4. Verweerder stelt zich op het standpunt dat het besluit van 16 augustus 2016 geldt als terugkeerbesluit. Verweerder heeft toegelicht dat het besluit in eerste instantie naar de voormalige gemachtigde van eiser was verzonden. Nadat is onderkend dat deze zich had teruggetrokken is het besluit per post verzonden naar het laatst bekende adres van eiser waar hij al zeven á acht jaar woonde. Onder verwijzing naar de uitspraak van deze rechtbank, zittingsplaats ’s-Hertogenbosch, van 27 mei 2019 en de uitspraak van de Afdeling bestuursrechtspraak van de Raad van State (ABRvS) van 24 juni 2019 stelt verweerder dat dit standpunt inmiddels in rechte vaststaat.

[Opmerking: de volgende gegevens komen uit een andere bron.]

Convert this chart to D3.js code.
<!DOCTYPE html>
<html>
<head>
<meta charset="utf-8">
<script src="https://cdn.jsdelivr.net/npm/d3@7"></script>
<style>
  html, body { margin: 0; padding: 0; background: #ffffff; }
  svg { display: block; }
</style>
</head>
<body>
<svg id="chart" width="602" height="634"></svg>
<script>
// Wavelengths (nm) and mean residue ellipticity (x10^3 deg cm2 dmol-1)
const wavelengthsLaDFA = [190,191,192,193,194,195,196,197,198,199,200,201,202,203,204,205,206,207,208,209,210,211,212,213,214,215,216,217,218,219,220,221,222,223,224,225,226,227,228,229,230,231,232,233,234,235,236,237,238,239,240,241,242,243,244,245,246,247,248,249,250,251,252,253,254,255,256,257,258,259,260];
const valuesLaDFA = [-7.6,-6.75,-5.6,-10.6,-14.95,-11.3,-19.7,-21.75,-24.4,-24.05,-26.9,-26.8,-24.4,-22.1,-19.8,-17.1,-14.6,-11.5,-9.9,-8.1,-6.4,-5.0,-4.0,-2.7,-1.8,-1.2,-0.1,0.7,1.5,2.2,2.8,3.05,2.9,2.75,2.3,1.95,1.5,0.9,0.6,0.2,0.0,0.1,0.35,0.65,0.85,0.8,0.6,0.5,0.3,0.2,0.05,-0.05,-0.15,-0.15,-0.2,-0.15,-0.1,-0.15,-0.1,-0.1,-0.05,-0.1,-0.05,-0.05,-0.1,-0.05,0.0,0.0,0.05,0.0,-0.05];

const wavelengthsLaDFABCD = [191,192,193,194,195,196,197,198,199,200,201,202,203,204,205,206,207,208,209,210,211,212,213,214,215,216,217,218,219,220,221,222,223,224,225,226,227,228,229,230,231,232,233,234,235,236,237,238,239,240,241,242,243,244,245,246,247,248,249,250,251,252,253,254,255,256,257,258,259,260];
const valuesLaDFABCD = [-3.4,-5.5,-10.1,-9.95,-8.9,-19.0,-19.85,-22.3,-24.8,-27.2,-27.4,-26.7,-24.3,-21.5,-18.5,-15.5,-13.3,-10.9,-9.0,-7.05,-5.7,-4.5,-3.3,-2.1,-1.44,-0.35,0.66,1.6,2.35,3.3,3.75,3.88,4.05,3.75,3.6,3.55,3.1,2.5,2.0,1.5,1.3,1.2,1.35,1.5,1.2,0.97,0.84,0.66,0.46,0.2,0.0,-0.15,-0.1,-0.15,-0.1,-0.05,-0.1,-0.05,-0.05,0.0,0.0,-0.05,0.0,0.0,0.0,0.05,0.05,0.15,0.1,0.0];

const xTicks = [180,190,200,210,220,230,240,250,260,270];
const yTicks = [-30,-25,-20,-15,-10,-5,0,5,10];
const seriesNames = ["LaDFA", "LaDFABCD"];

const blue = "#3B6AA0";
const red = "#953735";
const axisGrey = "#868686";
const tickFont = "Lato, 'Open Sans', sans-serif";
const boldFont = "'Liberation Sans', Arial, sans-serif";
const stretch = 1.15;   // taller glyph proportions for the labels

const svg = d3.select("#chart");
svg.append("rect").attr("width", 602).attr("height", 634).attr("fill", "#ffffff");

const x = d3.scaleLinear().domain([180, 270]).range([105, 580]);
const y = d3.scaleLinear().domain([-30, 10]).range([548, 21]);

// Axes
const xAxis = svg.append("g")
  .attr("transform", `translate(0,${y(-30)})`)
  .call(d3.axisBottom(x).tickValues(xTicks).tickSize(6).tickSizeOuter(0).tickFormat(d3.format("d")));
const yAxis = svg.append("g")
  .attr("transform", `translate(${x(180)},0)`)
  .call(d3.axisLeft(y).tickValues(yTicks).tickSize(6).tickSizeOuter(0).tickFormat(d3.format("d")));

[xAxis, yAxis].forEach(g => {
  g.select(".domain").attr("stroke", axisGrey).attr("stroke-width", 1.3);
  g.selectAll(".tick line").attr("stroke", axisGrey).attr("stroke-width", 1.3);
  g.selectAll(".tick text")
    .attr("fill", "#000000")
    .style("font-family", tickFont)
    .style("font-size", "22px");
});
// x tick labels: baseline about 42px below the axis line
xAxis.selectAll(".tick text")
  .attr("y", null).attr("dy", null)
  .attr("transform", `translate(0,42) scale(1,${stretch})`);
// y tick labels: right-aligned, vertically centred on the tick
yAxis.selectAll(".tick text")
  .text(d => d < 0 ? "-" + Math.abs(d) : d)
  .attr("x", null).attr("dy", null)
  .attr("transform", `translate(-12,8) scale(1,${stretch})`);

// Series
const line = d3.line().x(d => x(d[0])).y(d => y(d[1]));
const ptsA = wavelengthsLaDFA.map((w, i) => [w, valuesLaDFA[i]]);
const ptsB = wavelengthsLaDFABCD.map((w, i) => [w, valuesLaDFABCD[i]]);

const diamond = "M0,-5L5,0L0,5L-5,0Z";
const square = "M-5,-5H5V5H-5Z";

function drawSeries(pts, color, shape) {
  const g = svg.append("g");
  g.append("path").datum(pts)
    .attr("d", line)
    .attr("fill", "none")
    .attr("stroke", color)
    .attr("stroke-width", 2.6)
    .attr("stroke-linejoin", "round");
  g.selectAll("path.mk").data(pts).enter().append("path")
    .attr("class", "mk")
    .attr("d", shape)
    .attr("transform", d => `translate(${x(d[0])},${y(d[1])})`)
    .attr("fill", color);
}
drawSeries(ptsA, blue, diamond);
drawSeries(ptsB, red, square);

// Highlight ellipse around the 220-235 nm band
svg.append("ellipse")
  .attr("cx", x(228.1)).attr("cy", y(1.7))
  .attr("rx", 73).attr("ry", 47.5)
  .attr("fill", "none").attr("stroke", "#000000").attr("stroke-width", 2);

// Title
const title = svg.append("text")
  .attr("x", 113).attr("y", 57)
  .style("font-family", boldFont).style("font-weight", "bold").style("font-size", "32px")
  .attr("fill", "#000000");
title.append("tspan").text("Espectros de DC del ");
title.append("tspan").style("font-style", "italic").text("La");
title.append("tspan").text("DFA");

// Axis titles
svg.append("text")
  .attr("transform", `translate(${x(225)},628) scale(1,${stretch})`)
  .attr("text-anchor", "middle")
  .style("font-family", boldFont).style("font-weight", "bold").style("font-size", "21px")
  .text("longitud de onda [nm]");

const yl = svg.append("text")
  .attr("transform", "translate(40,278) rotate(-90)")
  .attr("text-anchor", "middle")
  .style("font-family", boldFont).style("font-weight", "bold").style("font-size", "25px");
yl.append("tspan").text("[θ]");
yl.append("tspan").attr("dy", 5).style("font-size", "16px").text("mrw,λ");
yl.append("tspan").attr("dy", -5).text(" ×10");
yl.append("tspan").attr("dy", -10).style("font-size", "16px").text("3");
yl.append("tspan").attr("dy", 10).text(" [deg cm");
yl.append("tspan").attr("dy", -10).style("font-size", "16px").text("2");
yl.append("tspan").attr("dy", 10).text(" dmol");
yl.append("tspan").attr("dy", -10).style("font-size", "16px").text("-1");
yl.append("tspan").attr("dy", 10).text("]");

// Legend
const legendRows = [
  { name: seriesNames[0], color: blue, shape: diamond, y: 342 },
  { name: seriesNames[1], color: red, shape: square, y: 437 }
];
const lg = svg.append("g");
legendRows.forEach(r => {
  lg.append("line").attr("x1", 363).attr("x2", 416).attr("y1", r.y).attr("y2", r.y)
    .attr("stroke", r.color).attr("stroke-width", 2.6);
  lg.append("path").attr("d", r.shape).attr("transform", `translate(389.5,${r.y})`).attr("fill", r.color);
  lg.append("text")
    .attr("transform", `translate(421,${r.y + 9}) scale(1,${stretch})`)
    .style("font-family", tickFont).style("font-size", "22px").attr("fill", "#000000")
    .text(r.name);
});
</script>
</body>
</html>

5. De rechtbank volgt eiser niet in zijn stelling dat het besluit van 16 augustus 2016 niet kan gelden als terugkeerbesluit. De rechtbank overweegt dat in de uitspraak van de rechtbank van 27 mei 2019 uitgebreid uiteen is gezet dat het terugkeerbesluit op juiste wijze bekend is gemaakt. Eiser heeft in deze procedure geen feiten en omstandigheden naar voren gebracht op basis waarvan thans moet worden geconcludeerd dat de conclusie in de uitspraak onjuist zou zijn. De rechtbank gaat daarom uit van de vaststelling dat het besluit van 16 augustus 2016 op juiste wijze bekend is gemaakt.

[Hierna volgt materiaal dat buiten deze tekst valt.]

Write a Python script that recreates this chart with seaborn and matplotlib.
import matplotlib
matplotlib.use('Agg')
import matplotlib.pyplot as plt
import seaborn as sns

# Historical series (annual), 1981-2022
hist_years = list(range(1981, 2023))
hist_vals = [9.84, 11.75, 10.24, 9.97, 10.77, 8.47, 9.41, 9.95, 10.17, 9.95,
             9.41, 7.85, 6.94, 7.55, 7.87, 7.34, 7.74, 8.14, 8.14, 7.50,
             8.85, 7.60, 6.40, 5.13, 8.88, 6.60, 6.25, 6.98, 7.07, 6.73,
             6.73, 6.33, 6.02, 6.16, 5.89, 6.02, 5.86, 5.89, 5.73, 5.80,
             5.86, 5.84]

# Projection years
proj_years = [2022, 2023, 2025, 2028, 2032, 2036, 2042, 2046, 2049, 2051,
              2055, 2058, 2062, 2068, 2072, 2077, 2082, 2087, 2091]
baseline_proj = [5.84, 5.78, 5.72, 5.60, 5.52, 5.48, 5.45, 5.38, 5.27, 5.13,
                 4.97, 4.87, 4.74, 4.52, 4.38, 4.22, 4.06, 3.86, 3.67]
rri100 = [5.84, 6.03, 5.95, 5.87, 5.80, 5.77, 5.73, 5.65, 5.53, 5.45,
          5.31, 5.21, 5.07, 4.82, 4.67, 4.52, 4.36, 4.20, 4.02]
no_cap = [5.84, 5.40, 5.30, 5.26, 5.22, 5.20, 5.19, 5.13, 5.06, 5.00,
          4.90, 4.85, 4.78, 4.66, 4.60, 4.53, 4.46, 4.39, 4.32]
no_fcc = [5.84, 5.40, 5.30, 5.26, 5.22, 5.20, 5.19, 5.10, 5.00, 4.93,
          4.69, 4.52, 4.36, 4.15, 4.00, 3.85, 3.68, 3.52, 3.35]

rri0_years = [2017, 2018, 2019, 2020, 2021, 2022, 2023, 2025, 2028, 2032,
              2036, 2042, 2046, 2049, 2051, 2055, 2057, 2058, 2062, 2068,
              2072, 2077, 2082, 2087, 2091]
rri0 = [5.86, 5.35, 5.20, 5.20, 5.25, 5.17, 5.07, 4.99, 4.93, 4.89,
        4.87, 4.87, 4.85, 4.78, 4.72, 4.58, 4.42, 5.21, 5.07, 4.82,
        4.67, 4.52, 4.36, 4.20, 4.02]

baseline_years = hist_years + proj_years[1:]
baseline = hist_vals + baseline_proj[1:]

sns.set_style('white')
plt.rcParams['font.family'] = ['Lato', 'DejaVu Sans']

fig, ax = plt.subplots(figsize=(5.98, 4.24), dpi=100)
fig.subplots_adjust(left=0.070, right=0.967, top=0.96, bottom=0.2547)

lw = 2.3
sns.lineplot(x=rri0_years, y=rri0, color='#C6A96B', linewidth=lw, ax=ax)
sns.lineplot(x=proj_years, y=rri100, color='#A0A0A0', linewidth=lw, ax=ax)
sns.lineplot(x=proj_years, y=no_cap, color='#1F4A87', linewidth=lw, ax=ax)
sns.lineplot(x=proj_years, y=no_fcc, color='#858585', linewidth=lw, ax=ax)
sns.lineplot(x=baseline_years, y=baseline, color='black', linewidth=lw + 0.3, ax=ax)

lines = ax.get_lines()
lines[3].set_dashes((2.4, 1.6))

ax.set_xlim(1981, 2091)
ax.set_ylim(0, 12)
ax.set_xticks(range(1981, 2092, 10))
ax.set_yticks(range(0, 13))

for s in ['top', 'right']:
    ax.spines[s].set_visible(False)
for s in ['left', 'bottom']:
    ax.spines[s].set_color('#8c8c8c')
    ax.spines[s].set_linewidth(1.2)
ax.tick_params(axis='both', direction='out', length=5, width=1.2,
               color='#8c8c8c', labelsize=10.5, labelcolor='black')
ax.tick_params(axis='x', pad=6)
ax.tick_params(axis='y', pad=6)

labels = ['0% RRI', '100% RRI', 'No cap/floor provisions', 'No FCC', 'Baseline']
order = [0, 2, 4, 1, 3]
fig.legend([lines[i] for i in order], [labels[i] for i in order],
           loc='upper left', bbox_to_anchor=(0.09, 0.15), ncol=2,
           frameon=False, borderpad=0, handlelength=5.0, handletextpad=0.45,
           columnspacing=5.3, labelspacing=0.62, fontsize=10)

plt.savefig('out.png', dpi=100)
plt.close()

6. De rechtbank stelt dan ook vast verweerder het besluit van 16 augustus 2016 terecht als terugkeerbesluit ten grondslag heeft gelegd aan het inreisverbod. Nu niet is gebleken dat eiser na de uitreiking van het terugkeerbesluit de Europese Unie heeft verlaten, is dit besluit nog steeds van kracht. Aangezien eiser niet uit eigen beweging gevolg heeft gegeven aan het terugkeerbesluit van 16 augustus 2016, is verweerder in beginsel gehouden een inreisverbod uit te vaardigen als bedoeld in artikel 66a, eerste lid, aanhef en onder b, van de Vw.
7. Ten aanzien van het inreisverbod voert eiser aan dat het niet proportioneel is. Eiser is voor maar één feit veroordeeld. Bij dit feit heeft eiser geen geweld gebruikt. Eiser wijst erop dat hij zijn broer met zijn gezin in België woont en dat eiser vrienden heeft in Nederland. Door het inreisverbod zal eiser hen niet kunnen bezoeken.

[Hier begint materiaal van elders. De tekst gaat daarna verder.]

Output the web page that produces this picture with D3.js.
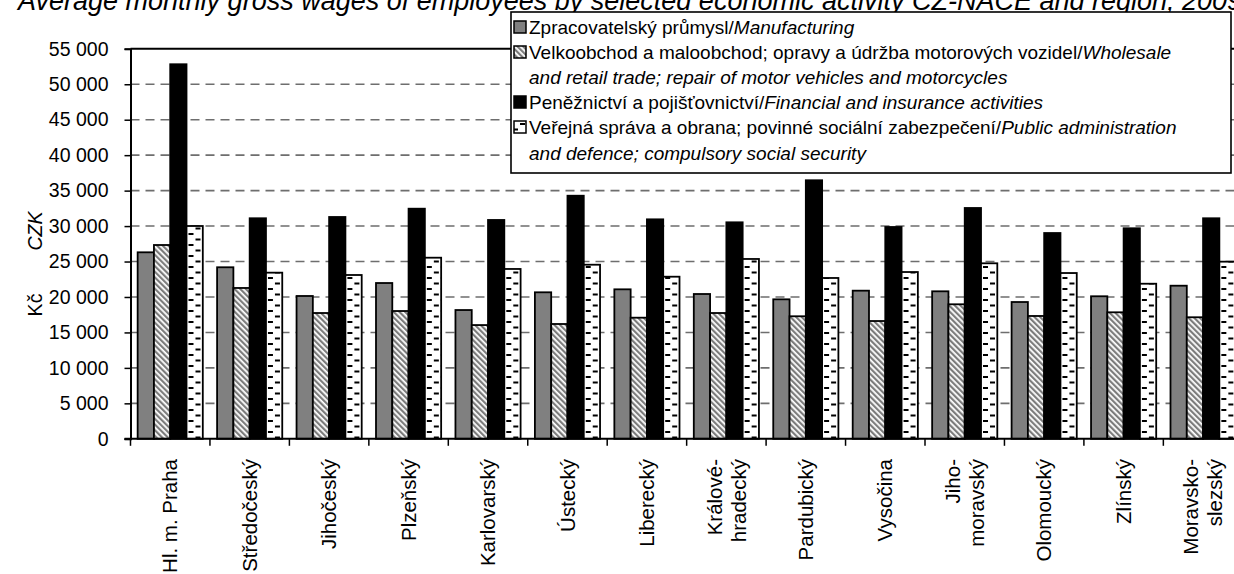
<!DOCTYPE html>
<html>
<head>
<meta charset="utf-8">
<script src="https://cdn.jsdelivr.net/npm/d3@7"></script>
<style>
  html, body { margin: 0; padding: 0; background: #fff; overflow: hidden; }
  svg { display: block; font-family: "Liberation Sans", Arial, sans-serif; }
</style>
</head>
<body>
<svg id="chart" width="1234" height="574"></svg>
<script>
const regions = [
  ["Hl. m. Praha"], ["Středočeský"], ["Jihočeský"], ["Plzeňský"], ["Karlovarský"],
  ["Ústecký"], ["Liberecký"], ["Králové-", "hradecký"], ["Pardubický"], ["Vysočina"],
  ["Jiho-", "moravský"], ["Olomoucký"], ["Zlínský"], ["Moravsko-", "slezský"]
];
const seriesKeys = ["manufacturing", "trade", "finance", "public"];
const manufacturing = [26300, 24190, 20140, 21970, 18160, 20660, 21080, 20420, 19670, 20890, 20800, 19290, 20100, 21590];
const trade         = [27330, 21270, 17740, 18020, 16040, 16190, 17080, 17740, 17280, 16610, 18970, 17320, 17840, 17140];
const finance       = [52820, 31100, 31280, 32450, 30860, 34280, 30950, 30530, 36460, 29870, 32550, 29020, 29690, 31100];
const publicAdmin   = [30010, 23430, 23100, 25540, 23950, 24550, 22860, 25360, 22680, 23520, 24750, 23380, 21870, 24980];
const yTicks = [0, 5000, 10000, 15000, 20000, 25000, 30000, 35000, 40000, 45000, 50000, 55000];
const legendItems = [
  { key: "manufacturing", lines: [["Zpracovatelský průmysl/", "Manufacturing"]] },
  { key: "trade", lines: [["Velkoobchod a maloobchod; opravy a údržba motorových vozidel/", "Wholesale"], ["", "and retail trade; repair of motor vehicles and motorcycles"]] },
  { key: "finance", lines: [["Peněžnictví a pojišťovnictví/", "Financial and insurance activities"]] },
  { key: "public", lines: [["Veřejná správa a obrana; povinné sociální zabezpečení/", "Public administration"], ["", "and defence; compulsory social security"]] }
];
const titleText = "Average monthly gross wages of employees by selected economic activity CZ-NACE and region, 2009";

const seriesValues = { manufacturing, trade, finance, public: publicAdmin };
const fills = { manufacturing: "#808080", trade: "url(#hatch)", finance: "#000000", public: "url(#dash)" };

const svg = d3.select("#chart");
const defs = svg.append("defs");
const hatch = defs.append("pattern").attr("id", "hatch").attr("patternUnits", "userSpaceOnUse")
  .attr("width", 4).attr("height", 4).attr("patternTransform", "rotate(-45)");
hatch.append("rect").attr("width", 4).attr("height", 4).attr("fill", "#ffffff");
hatch.append("rect").attr("width", 2.2).attr("height", 4).attr("fill", "#7c7c7c");
const dash = defs.append("pattern").attr("id", "dash").attr("patternUnits", "userSpaceOnUse")
  .attr("width", 14).attr("height", 11);
dash.append("rect").attr("width", 14).attr("height", 11).attr("fill", "#ffffff");
dash.append("rect").attr("x", 2).attr("y", 2).attr("width", 5).attr("height", 2).attr("fill", "#000");
dash.append("rect").attr("x", 9).attr("y", 7.5).attr("width", 5).attr("height", 2).attr("fill", "#000");

const plotLeft = 130.5, plotTop = 48.8, plotBottom = 438.8;
const step = 79.45;
const x0 = d3.scaleBand().domain(d3.range(regions.length)).range([plotLeft, plotLeft + step * regions.length]).padding(0);
const x1 = d3.scaleBand().domain(seriesKeys).range([x0.bandwidth() * 0.09, x0.bandwidth() * 0.91]).padding(0);
const y = d3.scaleLinear().domain([0, 55000]).range([plotBottom, plotTop]);

// title (cropped at the top/right edge as in the reference)
svg.append("text").attr("x", 18).attr("y", 10).attr("font-size", 27).attr("font-style", "italic")
  .attr("fill", "#000").text(titleText);

// gridlines
svg.append("g").selectAll("line").data(yTicks.filter(d => d > 0 && d < 55000)).join("line")
  .attr("x1", plotLeft).attr("x2", 1240).attr("y1", d => y(d)).attr("y2", d => y(d))
  .attr("stroke", "#6e6e6e").attr("stroke-width", 1.6).attr("stroke-dasharray", "9,6");
// top border
svg.append("line").attr("x1", plotLeft).attr("x2", 1240).attr("y1", y(55000)).attr("y2", y(55000))
  .attr("stroke", "#000").attr("stroke-width", 2);

// y axis
const yAxis = d3.axisLeft(y).tickValues(yTicks).tickSize(6).tickPadding(16)
  .tickFormat(d => d3.format(",")(d).replace(/,/g, " "));
const gy = svg.append("g").attr("transform", `translate(${plotLeft},0)`).call(yAxis);
gy.select(".domain").attr("stroke", "#000").attr("stroke-width", 2);
gy.selectAll(".tick line").attr("stroke", "#000").attr("stroke-width", 1.5);
gy.selectAll(".tick text").attr("font-size", 19.5).attr("fill", "#000")
  .attr("font-family", "'Liberation Sans', Arial, sans-serif");

// bars
const groups = svg.append("g").selectAll("g").data(regions.map((r, i) => i)).join("g")
  .attr("transform", i => `translate(${x0(i)},0)`);
groups.selectAll("rect").data(i => seriesKeys.map(k => ({ k, v: seriesValues[k][i] }))).join("rect")
  .attr("x", d => x1(d.k)).attr("width", x1.bandwidth())
  .attr("y", d => y(d.v)).attr("height", d => y(0) - y(d.v))
  .attr("fill", d => fills[d.k]).attr("stroke", "#000").attr("stroke-width", 1.8);

// x axis
const xTicks = d3.range(regions.length + 1).map(i => plotLeft + step * i);
svg.append("line").attr("x1", plotLeft - 6).attr("x2", 1240).attr("y1", y(0)).attr("y2", y(0))
  .attr("stroke", "#000").attr("stroke-width", 2);
svg.append("g").selectAll("line").data(xTicks).join("line")
  .attr("x1", d => d).attr("x2", d => d).attr("y1", y(0)).attr("y2", y(0) + 7)
  .attr("stroke", "#000").attr("stroke-width", 1.5);

// category labels
const lab = svg.append("g").selectAll("text").data(regions).join("text")
  .attr("transform", (r, i) => `translate(${x0(i) + x0.bandwidth() / 2},459) rotate(-90)`)
  .attr("text-anchor", "end").attr("font-size", 20.5).attr("fill", "#000");
lab.each(function (r) {
  const t = d3.select(this);
  const n = r.length;
  r.forEach((line, j) => {
    const off = (j - (n - 1) / 2) * 24;
    t.append("tspan").attr("x", 0).attr("y", off).attr("dy", "0.35em").text(line);
  });
});

// y-axis title
svg.append("text").attr("transform", "translate(35,305) rotate(-90)").attr("text-anchor", "middle")
  .attr("dy", "0.35em").attr("font-size", 19.5).attr("fill", "#000").text("Kč");
svg.append("text").attr("transform", "translate(35,231) rotate(-90)").attr("text-anchor", "middle")
  .attr("dy", "0.35em").attr("font-size", 19.5).attr("font-style", "italic").attr("fill", "#000").text("CZK");

// legend
const lg = svg.append("g");
lg.append("rect").attr("x", 511).attr("y", 12).attr("width", 720).attr("height", 161)
  .attr("fill", "#fff").attr("stroke", "#000").attr("stroke-width", 1.6);
let row = 0;
const rowY = [27, 52, 77, 102, 127, 153];
legendItems.forEach(item => {
  lg.append("rect").attr("x", 514).attr("y", rowY[row] - 6).attr("width", 12).attr("height", 12)
    .attr("fill", fills[item.key]).attr("stroke", "#000").attr("stroke-width", 1.5);
  item.lines.forEach(([normal, ital]) => {
    const t = lg.append("text").attr("x", 529).attr("y", rowY[row]).attr("dy", "0.35em")
      .attr("font-size", 19).attr("fill", "#000");
    t.append("tspan").text(normal);
    t.append("tspan").attr("font-style", "italic").text(ital);
    row++;
  });
});
</script>
</body>
</html>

8. De rechtbank is van oordeel dat verweerders motivering en de daaraan ten grondslag gelegde feiten voldoende zijn om duidelijk te maken waarom de door eiser aangevoerde omstandigheden hem geen aanleiding hebben gegeven van het opleggen van het inreisverbod af te zien of de duur daarvan te verkorten. Dat eiser bij het feit waarvoor hij is veroordeeld geen geweld heeft gebruikt en verder de vreemdelingenbewaring inmiddels is opgeheven, zoals door de gemachtigde ter zitting is aangevoerd, geeft geen aanleiding voor een andere conclusie.
9. Het beroep is ongegrond. Voor een proceskostenveroordeling bestaat geen aanleiding.

Beslissing

De rechtbank verklaart het beroep ongegrond.
Deze uitspraak is gedaan door mr. V.E. van der Does, rechter, in aanwezigheid van
mr. M. Landwaart-Ekkelenkamp, griffier.
Deze uitspraak is in het openbaar gedaan en bekendgemaakt op:
03 juni 2020
Rechtsmiddel
Tegen deze uitspraak kan hoger beroep worden ingesteld bij de Afdeling bestuursrechtspraak van de Raad van State binnen vier weken na de dag van bekendmaking.